Given instruction: Each line that holds the word "chart" counts once. Give the total number of such lines and nothing else.

━━━

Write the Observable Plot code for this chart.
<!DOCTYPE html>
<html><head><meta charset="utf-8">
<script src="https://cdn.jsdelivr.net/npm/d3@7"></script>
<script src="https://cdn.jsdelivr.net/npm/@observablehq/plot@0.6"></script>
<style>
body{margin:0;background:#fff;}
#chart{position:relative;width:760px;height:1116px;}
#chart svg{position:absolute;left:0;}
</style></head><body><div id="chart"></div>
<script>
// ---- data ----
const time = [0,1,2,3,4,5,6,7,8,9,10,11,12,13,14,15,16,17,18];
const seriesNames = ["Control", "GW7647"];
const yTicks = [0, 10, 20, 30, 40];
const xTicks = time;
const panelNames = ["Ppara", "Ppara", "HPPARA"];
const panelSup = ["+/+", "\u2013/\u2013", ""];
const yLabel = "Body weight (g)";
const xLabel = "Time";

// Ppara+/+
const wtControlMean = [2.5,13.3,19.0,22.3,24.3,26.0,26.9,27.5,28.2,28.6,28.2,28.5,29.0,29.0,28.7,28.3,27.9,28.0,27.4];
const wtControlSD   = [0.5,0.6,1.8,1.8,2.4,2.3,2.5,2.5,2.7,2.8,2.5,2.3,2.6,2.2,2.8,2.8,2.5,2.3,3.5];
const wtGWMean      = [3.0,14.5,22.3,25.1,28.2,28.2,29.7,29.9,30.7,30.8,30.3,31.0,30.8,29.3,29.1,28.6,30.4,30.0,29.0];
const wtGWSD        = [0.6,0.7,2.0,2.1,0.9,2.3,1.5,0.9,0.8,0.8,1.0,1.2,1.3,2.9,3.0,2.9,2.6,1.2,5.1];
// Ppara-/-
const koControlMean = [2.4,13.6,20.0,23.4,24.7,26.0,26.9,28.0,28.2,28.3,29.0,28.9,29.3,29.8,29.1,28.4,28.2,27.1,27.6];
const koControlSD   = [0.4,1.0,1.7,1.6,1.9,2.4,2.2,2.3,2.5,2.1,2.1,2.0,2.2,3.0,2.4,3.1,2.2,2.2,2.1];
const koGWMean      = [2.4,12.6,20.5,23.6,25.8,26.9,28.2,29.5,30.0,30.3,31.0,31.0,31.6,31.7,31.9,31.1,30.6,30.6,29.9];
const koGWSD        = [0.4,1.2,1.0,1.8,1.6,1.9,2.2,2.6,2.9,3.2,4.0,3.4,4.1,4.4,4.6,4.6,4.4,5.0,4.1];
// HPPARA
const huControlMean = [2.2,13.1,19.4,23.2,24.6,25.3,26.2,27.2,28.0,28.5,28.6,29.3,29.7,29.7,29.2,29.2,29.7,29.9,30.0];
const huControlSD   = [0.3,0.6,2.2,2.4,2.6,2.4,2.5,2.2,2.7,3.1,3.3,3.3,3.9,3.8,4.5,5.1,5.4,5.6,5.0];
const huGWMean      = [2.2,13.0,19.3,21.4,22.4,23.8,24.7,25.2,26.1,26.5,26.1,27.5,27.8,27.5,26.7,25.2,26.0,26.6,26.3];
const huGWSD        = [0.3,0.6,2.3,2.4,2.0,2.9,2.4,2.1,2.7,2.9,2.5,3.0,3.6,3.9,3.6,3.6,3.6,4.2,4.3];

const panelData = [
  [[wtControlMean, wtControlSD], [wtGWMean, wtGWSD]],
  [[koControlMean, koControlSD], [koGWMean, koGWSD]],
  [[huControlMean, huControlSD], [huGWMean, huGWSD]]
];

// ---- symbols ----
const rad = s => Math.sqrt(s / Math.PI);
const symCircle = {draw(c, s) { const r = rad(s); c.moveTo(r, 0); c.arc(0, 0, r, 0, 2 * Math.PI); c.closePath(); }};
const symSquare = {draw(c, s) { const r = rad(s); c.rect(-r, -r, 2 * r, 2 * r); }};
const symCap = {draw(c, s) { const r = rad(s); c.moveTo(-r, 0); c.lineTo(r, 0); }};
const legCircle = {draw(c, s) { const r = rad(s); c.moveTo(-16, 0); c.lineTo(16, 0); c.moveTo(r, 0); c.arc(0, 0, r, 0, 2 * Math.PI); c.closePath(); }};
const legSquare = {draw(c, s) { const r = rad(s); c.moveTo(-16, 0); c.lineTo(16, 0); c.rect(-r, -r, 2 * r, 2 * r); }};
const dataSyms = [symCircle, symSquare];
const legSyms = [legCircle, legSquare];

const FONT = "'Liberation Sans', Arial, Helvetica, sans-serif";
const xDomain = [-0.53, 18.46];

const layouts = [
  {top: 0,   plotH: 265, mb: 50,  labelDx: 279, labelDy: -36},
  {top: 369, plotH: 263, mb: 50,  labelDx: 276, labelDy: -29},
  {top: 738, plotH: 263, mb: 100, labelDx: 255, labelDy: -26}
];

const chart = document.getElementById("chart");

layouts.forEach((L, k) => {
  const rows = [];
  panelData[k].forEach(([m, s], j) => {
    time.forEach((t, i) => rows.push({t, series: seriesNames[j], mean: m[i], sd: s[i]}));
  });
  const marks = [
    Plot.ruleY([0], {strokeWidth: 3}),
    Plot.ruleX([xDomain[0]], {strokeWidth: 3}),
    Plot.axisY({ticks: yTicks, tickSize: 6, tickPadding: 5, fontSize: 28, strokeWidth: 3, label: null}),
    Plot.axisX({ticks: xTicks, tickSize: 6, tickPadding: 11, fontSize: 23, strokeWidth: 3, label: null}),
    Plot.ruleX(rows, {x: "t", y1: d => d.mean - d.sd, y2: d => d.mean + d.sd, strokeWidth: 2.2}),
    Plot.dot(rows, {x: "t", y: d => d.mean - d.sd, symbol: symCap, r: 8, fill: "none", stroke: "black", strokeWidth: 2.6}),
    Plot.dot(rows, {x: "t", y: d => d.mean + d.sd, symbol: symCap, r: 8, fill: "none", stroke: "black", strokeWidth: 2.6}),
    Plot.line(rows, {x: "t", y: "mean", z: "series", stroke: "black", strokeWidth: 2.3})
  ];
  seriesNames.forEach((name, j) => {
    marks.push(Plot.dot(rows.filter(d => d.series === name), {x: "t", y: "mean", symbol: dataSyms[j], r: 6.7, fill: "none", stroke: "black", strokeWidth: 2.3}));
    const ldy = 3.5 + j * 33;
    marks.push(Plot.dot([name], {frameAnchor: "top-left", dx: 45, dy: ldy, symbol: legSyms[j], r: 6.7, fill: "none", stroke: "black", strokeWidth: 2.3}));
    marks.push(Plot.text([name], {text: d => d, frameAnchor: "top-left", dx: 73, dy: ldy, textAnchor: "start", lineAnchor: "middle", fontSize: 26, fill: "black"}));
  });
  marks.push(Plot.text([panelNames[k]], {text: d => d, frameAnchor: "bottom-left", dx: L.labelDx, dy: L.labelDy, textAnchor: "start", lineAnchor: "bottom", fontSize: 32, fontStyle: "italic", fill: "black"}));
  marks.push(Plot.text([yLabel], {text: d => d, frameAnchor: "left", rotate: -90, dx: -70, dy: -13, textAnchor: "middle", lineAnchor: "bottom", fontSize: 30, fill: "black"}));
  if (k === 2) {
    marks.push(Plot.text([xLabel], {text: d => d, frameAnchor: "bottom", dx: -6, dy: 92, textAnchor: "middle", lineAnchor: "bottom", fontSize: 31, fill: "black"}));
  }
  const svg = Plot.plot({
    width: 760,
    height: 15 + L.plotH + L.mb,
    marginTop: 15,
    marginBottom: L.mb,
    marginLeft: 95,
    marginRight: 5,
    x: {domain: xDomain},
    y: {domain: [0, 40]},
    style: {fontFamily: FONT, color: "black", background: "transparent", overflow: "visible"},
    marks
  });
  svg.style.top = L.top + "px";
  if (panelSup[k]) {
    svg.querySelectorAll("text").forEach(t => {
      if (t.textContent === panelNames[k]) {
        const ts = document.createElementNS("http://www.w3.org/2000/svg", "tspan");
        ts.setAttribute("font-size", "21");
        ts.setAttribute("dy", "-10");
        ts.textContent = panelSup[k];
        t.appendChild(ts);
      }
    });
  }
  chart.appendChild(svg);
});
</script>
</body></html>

━━━

Solution for this exercise: 6